I am curious how one might go about appearing vulnerable.
Appearing vulnerable? Or actually allowing one's self to BE vulnerable?
Yes. This. I was going to put more in this comment, because you've hit a raw spot in my own armor and psyche, but I think I'm going to need to write a post of my own on this.
Very powerful point and one I want to share with my daughter who is going through a particularly bad time with bullies @ school. Thanks

P.S. As someone who admires YOU as being intelligent and articulate I hesitate to think of who could intimidate you in that realm.
I have the benefit of revision on my side!

I hope your daughter finds a place of strength with which to deal with that. Bullies suck.
So true.

Also, one of my other truisms that helps me is "90% of what other people are doing has nothing to do with me." That's a big one to help deflect bipolar paranoia-skids, when I want to convince myself a good friend suddenly hates me because (insert stupid thing here).
Oh yeah. The "Everybody hates me and I am a worthless creep." thing.

I hate that.
There are folks who view eBear as Mighty and Awesome and A Little Bit ZOMG Liek Whoah.

Your protestations to the fallibility of the meat and the brains does help scuff that up some, but I'm still gonna be a tongue-tied fanboy dork if and when I ever see you at a con or workshop. :-)
Hah. I'll do something stupid right up front to defuse the situation, then.
I call epiphanies "oh, duh" moments, because as soon as I have them I realize, "Oh, duh. Of course." They seem like everybody else sees them already, so "epiphany" is such a fancy word for what happens to me.
Trufax: there were moments at Wiscon where I felt like that younger sibling who has to be allowed to tag along even though nobody really wants them there. Times when I felt like I couldn't offer anything to anyone (except through the punning medium of my now-standard NancyButton), and that I'd never have anything intelligent to say at any of the panels I was scheduled on.

And yet, and yet...one of the people that I spent time with while I was there posted afterwards about how they were amazed that all these great folks (specifically listing several including me) wanted to hang out with them. (This from someone who is not only an incredible writer and award-winning poet, but also a great person to just hang out with and talk to about whatever comes to mind.)
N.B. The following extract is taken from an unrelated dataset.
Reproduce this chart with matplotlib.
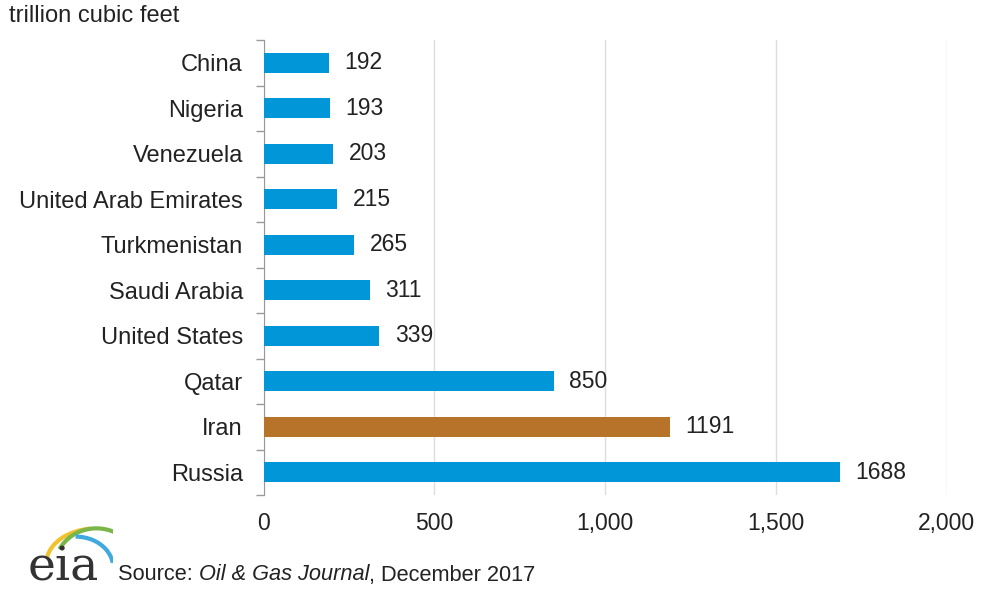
import matplotlib.pyplot as plt
from matplotlib.patches import Arc

countries = ['Russia', 'Iran', 'Qatar', 'United States', 'Saudi Arabia',
             'Turkmenistan', 'United Arab Emirates', 'Venezuela', 'Nigeria', 'China']
reserves = [1688, 1191, 850, 339, 311, 265, 215, 203, 193, 192]
highlight = 'Iran'
xticks = [0, 500, 1000, 1500, 2000]
xticklabels = ['0', '500', '1,000', '1,500', '2,000']

blue = '#0096d7'
brown = '#b8732a'
txt = '#222222'

plt.rcParams['font.family'] = ['Liberation Sans', 'DejaVu Sans']

fig = plt.figure(figsize=(9.84, 5.9), dpi=100)
ax = fig.add_axes([0.268, 0.161, 0.694, 0.771])

colors = [brown if c == highlight else blue for c in countries]
ax.barh(range(len(countries)), reserves, height=0.44, color=colors, zorder=3)
for i, v in enumerate(reserves):
    ax.text(v + 45, i, str(v), va='center', ha='left', fontsize=16.5, color=txt)

ax.set_xlim(0, 2000)
ax.set_ylim(-0.5, len(countries) - 0.5)
ax.set_xticks(xticks)
ax.set_xticklabels(xticklabels, fontsize=16.5, color=txt)
ax.set_yticks(range(len(countries)))
ax.set_yticklabels(countries, fontsize=17, color=txt)
ax.tick_params(axis='y', length=0, pad=15)
ax.tick_params(axis='x', length=0, pad=12)
# ticks between categories on the y axis
ax.set_yticks([i - 0.5 for i in range(len(countries) + 1)], minor=True)
ax.tick_params(axis='y', which='minor', length=6, color='#999999', width=1)

ax.grid(axis='x', color='#dddddd', linewidth=1, zorder=0)
for s in ['top', 'right', 'bottom']:
    ax.spines[s].set_visible(False)
ax.spines['left'].set_color('#999999')

fig.text(0.009, 0.973, 'trillion cubic feet', fontsize=17, color=txt, va='center')

# source line, pieces placed one after another
fig.canvas.draw()
r = fig.canvas.get_renderer()
x = 118
parts = [('Source: ', 'normal'), ('Oil & Gas Journal', 'italic'), (', December 2017', 'normal')]
for s, st in parts:
    t = fig.text(x / 984, 1 - 575 / 590, s, fontsize=15.7, style=st, color=txt, va='center')
    bb = t.get_window_extent(renderer=r)
    x = bb.x1

# eia logo
fig.text(0.028, 1 - 568 / 590, 'eia', fontsize=34, family='DejaVu Serif', color='#333333', va='center')
lax = fig.add_axes([0.03, 0.045, 0.085, 0.07])
lax.set_xlim(0, 1)
lax.set_ylim(0, 1)
lax.axis('off')
lax.add_patch(Arc((0.8, 0.0), 1.2, 1.7, theta1=95, theta2=165, color='#f2c12e', lw=3))
lax.add_patch(Arc((0.8, -0.1), 1.0, 1.9, theta1=60, theta2=135, color='#7ab648', lw=3))
lax.add_patch(Arc((0.55, -0.1), 0.9, 1.5, theta1=-30, theta2=90, color='#3fa9e0', lw=3))

fig.savefig('out.png', dpi=100)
Just like you I need those reminders again and again...because we forget the good stuff about ourselves far too easily.

(It's no accident that there was a panel on "Fighting Impostor Syndrome" at Wiscon. I didn't go, but I'm glad there was one.)
In real life, you have to keep having the same epiphany over and over again.

Ack, so true. And you'd think we'd realise this - or I least, I think I should. Instead I so often get home from a social event thinking "Why did I say that? I sounded like an utter moron." And only now and again does it occur to me that I can't remember word for word what other people said, and so the likelihood is that they are angsting over their own self-perceived moments of idiocy, instead of sniggering about mine.
Oh yes.

I have to remind myself (and I have no idea where I read this or heard it or whatevs): Everyone else is so worried about how they look/smell/sound/etc. that they're too busy to worry about you. And then I remind myself that if someone really *does* think s/he is hot shit plus, do I really need to be part of that individual drama?

It's so hard, though, to go through the constant mental merry-go-round of internal pep-talk. Thank you, therapy.

And thanks for the note about becoming part of the pack/predators. I find myself falling into that mind-space every now and then; it takes a lot to pull out of it. Vulnerability makes you so...vulnerable.